## SET TASK
Your task is to give the listing below back word for word, pictures excluded.

-- START SUPPLIED INFORMATION --

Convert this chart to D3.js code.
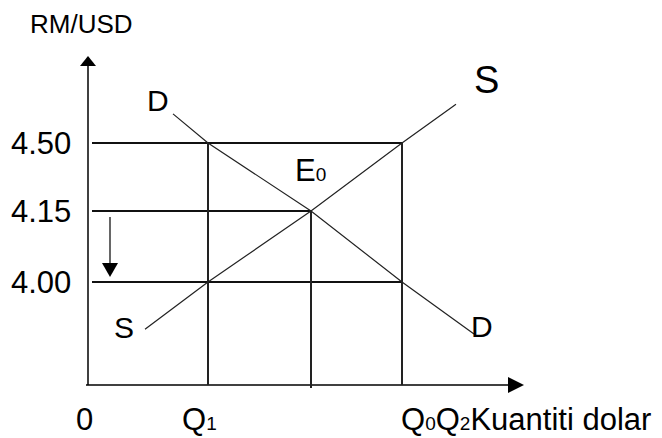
<!DOCTYPE html>
<html>
<head>
<meta charset="utf-8">
<script src="https://cdn.jsdelivr.net/npm/d3@7.9.0/dist/d3.min.js"></script>
<style>
  html, body { margin: 0; padding: 0; background: #fff; }
  svg text { font-family: "Liberation Sans", Arial, sans-serif; fill: #000; }
</style>
</head>
<body>
<svg id="chart" width="662" height="438"></svg>
<script>
// exchange rate levels (RM per USD) and quantities of dollars (schematic units)
const priceLevels = [4.50, 4.15, 4.00];
const priceLabels = ["4.50", "4.15", "4.00"];
const qtyNames = ["Q1", "Q0", "Q2"];
const qtyValues = [1.2, 2.23, 3.14];

// demand curve D (downward) and supply curve S (upward)
const demandQ = [0.85, 1.2, 2.23, 3.14, 3.86];
const demandP = [4.65, 4.50, 4.15, 4.00, 3.89];
const supplyQ = [0.57, 1.2, 2.23, 3.14, 3.68];
const supplyP = [3.90, 4.00, 4.15, 4.50, 4.70];

// guide lines: [price, quantity where the horizontal line stops]
const hGuides = [[4.50, 3.14], [4.15, 2.23], [4.00, 3.14]];
// vertical guides: [quantity, price where the line starts]
const vGuides = [[1.2, 4.50], [2.23, 4.15], [3.14, 4.50]];

const svg = d3.select('#chart');

const originX = 88, originY = 385;
const x = d3.scaleLinear().domain([0, 4.2]).range([originX, 508]);
// schematic price axis: levels spaced evenly, not proportionally
const y = d3.scaleLinear().domain([4.00, 4.15, 4.50]).range([282, 211, 143]);

// axes with arrow heads
svg.append('line')
    .attr('x1', originX).attr('y1', originY)
    .attr('x2', originX).attr('y2', 64)
    .attr('stroke', '#000').attr('stroke-width', 1.5);
svg.append('path')
    .attr('d', `M${originX - 8},66 L${originX + 8},66 L${originX},56 Z`)
    .attr('fill', '#000');
svg.append('line')
    .attr('x1', originX - 2).attr('y1', originY)
    .attr('x2', x(4.2)).attr('y2', originY)
    .attr('stroke', '#000').attr('stroke-width', 1.5);
svg.append('path')
    .attr('d', `M${x(4.2)},${originY - 8} L${x(4.2)},${originY + 8} L${x(4.2) + 16},${originY} Z`)
    .attr('fill', '#000');

// horizontal guide lines
hGuides.forEach(([p, q]) => {
    svg.append('line')
        .attr('x1', originX + 4).attr('y1', y(p))
        .attr('x2', x(q)).attr('y2', y(p))
        .attr('stroke', '#111').attr('stroke-width', 2);
});

// vertical guide lines
vGuides.forEach(([q, p], i) => {
    svg.append('line')
        .attr('x1', x(q)).attr('y1', y(p))
        .attr('x2', x(q)).attr('y2', i === 1 ? originY + 3 : originY)
        .attr('stroke', '#222').attr('stroke-width', 2);
});

// D and S curves
const line = d3.line().x(d => x(d[0])).y(d => y(d[1]));
svg.append('path')
    .attr('d', line(d3.zip(demandQ, demandP)))
    .attr('fill', 'none').attr('stroke', '#222').attr('stroke-width', 1.2);
svg.append('path')
    .attr('d', line(d3.zip(supplyQ, supplyP)))
    .attr('fill', 'none').attr('stroke', '#222').attr('stroke-width', 1.2);

// small arrow showing the fall from 4.15 to 4.00
const ax = 110;
svg.append('line')
    .attr('x1', ax).attr('y1', y(4.15) + 6)
    .attr('x2', ax).attr('y2', y(4.00) - 16)
    .attr('stroke', '#000').attr('stroke-width', 1.2);
svg.append('path')
    .attr('d', `M${ax - 8},${y(4.00) - 19} L${ax + 8},${y(4.00) - 19} L${ax},${y(4.00) - 5} Z`)
    .attr('fill', '#000');

// price labels
svg.selectAll('text.price')
    .data(priceLevels)
    .join('text')
    .attr('class', 'price')
    .attr('x', 11)
    .attr('y', d => y(d) + 11)
    .attr('font-size', 31)
    .text((d, i) => priceLabels[i]);

svg.append('text').attr('x', 30).attr('y', 33).attr('font-size', 26).text('RM/USD');

// curve labels
svg.append('text').attr('x', 147).attr('y', 111).attr('font-size', 30).text('D');
svg.append('text').attr('x', 471).attr('y', 337).attr('font-size', 30).text('D');
svg.append('text').attr('x', 474).attr('y', 93).attr('font-size', 38).text('S');
svg.append('text').attr('x', 114).attr('y', 338).attr('font-size', 30).text('S');

const e0 = svg.append('text').attr('x', 295).attr('y', 181).attr('font-size', 31);
e0.append('tspan').text('E');
e0.append('tspan').attr('font-size', 19).text('0');

// quantity labels
svg.append('text').attr('x', 76).attr('y', 430).attr('font-size', 31).text('0');

const q1 = svg.append('text').attr('x', 182).attr('y', 430).attr('font-size', 31);
q1.append('tspan').text(qtyNames[0][0]);
q1.append('tspan').attr('font-size', 19).text(qtyNames[0][1]);

const qx = svg.append('text').attr('x', 401).attr('y', 430).attr('font-size', 31);
qx.append('tspan').text(qtyNames[1][0]);
qx.append('tspan').attr('font-size', 19).text(qtyNames[1][1]);
qx.append('tspan').text(qtyNames[2][0]);
qx.append('tspan').attr('font-size', 19).text(qtyNames[2][1]);
qx.append('tspan').text('Kuantiti dolar');
</script>
</body>
</html>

-- END SUPPLIED INFORMATION --

## TASK SOLUTION
Convert this chart to D3.js code.
<!DOCTYPE html>
<html>
<head>
<meta charset="utf-8">
<script src="https://cdn.jsdelivr.net/npm/d3@7.9.0/dist/d3.min.js"></script>
<style>
  html, body { margin: 0; padding: 0; background: #fff; }
  svg text { font-family: "Liberation Sans", Arial, sans-serif; fill: #000; }
</style>
</head>
<body>
<svg id="chart" width="662" height="438"></svg>
<script>
// exchange rate levels (RM per USD) and quantities of dollars (schematic units)
const priceLevels = [4.50, 4.15, 4.00];
const priceLabels = ["4.50", "4.15", "4.00"];
const qtyNames = ["Q1", "Q0", "Q2"];
const qtyValues = [1.2, 2.23, 3.14];

// demand curve D (downward) and supply curve S (upward)
const demandQ = [0.85, 1.2, 2.23, 3.14, 3.86];
const demandP = [4.65, 4.50, 4.15, 4.00, 3.89];
const supplyQ = [0.57, 1.2, 2.23, 3.14, 3.68];
const supplyP = [3.90, 4.00, 4.15, 4.50, 4.70];

// guide lines: [price, quantity where the horizontal line stops]
const hGuides = [[4.50, 3.14], [4.15, 2.23], [4.00, 3.14]];
// vertical guides: [quantity, price where the line starts]
const vGuides = [[1.2, 4.50], [2.23, 4.15], [3.14, 4.50]];

const svg = d3.select('#chart');

const originX = 88, originY = 385;
const x = d3.scaleLinear().domain([0, 4.2]).range([originX, 508]);
// schematic price axis: levels spaced evenly, not proportionally
const y = d3.scaleLinear().domain([4.00, 4.15, 4.50]).range([282, 211, 143]);

// axes with arrow heads
svg.append('line')
    .attr('x1', originX).attr('y1', originY)
    .attr('x2', originX).attr('y2', 64)
    .attr('stroke', '#000').attr('stroke-width', 1.5);
svg.append('path')
    .attr('d', `M${originX - 8},66 L${originX + 8},66 L${originX},56 Z`)
    .attr('fill', '#000');
svg.append('line')
    .attr('x1', originX - 2).attr('y1', originY)
    .attr('x2', x(4.2)).attr('y2', originY)
    .attr('stroke', '#000').attr('stroke-width', 1.5);
svg.append('path')
    .attr('d', `M${x(4.2)},${originY - 8} L${x(4.2)},${originY + 8} L${x(4.2) + 16},${originY} Z`)
    .attr('fill', '#000');

// horizontal guide lines
hGuides.forEach(([p, q]) => {
    svg.append('line')
        .attr('x1', originX + 4).attr('y1', y(p))
        .attr('x2', x(q)).attr('y2', y(p))
        .attr('stroke', '#111').attr('stroke-width', 2);
});

// vertical guide lines
vGuides.forEach(([q, p], i) => {
    svg.append('line')
        .attr('x1', x(q)).attr('y1', y(p))
        .attr('x2', x(q)).attr('y2', i === 1 ? originY + 3 : originY)
        .attr('stroke', '#222').attr('stroke-width', 2);
});

// D and S curves
const line = d3.line().x(d => x(d[0])).y(d => y(d[1]));
svg.append('path')
    .attr('d', line(d3.zip(demandQ, demandP)))
    .attr('fill', 'none').attr('stroke', '#222').attr('stroke-width', 1.2);
svg.append('path')
    .attr('d', line(d3.zip(supplyQ, supplyP)))
    .attr('fill', 'none').attr('stroke', '#222').attr('stroke-width', 1.2);

// small arrow showing the fall from 4.15 to 4.00
const ax = 110;
svg.append('line')
    .attr('x1', ax).attr('y1', y(4.15) + 6)
    .attr('x2', ax).attr('y2', y(4.00) - 16)
    .attr('stroke', '#000').attr('stroke-width', 1.2);
svg.append('path')
    .attr('d', `M${ax - 8},${y(4.00) - 19} L${ax + 8},${y(4.00) - 19} L${ax},${y(4.00) - 5} Z`)
    .attr('fill', '#000');

// price labels
svg.selectAll('text.price')
    .data(priceLevels)
    .join('text')
    .attr('class', 'price')
    .attr('x', 11)
    .attr('y', d => y(d) + 11)
    .attr('font-size', 31)
    .text((d, i) => priceLabels[i]);

svg.append('text').attr('x', 30).attr('y', 33).attr('font-size', 26).text('RM/USD');

// curve labels
svg.append('text').attr('x', 147).attr('y', 111).attr('font-size', 30).text('D');
svg.append('text').attr('x', 471).attr('y', 337).attr('font-size', 30).text('D');
svg.append('text').attr('x', 474).attr('y', 93).attr('font-size', 38).text('S');
svg.append('text').attr('x', 114).attr('y', 338).attr('font-size', 30).text('S');

const e0 = svg.append('text').attr('x', 295).attr('y', 181).attr('font-size', 31);
e0.append('tspan').text('E');
e0.append('tspan').attr('font-size', 19).text('0');

// quantity labels
svg.append('text').attr('x', 76).attr('y', 430).attr('font-size', 31).text('0');

const q1 = svg.append('text').attr('x', 182).attr('y', 430).attr('font-size', 31);
q1.append('tspan').text(qtyNames[0][0]);
q1.append('tspan').attr('font-size', 19).text(qtyNames[0][1]);

const qx = svg.append('text').attr('x', 401).attr('y', 430).attr('font-size', 31);
qx.append('tspan').text(qtyNames[1][0]);
qx.append('tspan').attr('font-size', 19).text(qtyNames[1][1]);
qx.append('tspan').text(qtyNames[2][0]);
qx.append('tspan').attr('font-size', 19).text(qtyNames[2][1]);
qx.append('tspan').text('Kuantiti dolar');
</script>
</body>
</html>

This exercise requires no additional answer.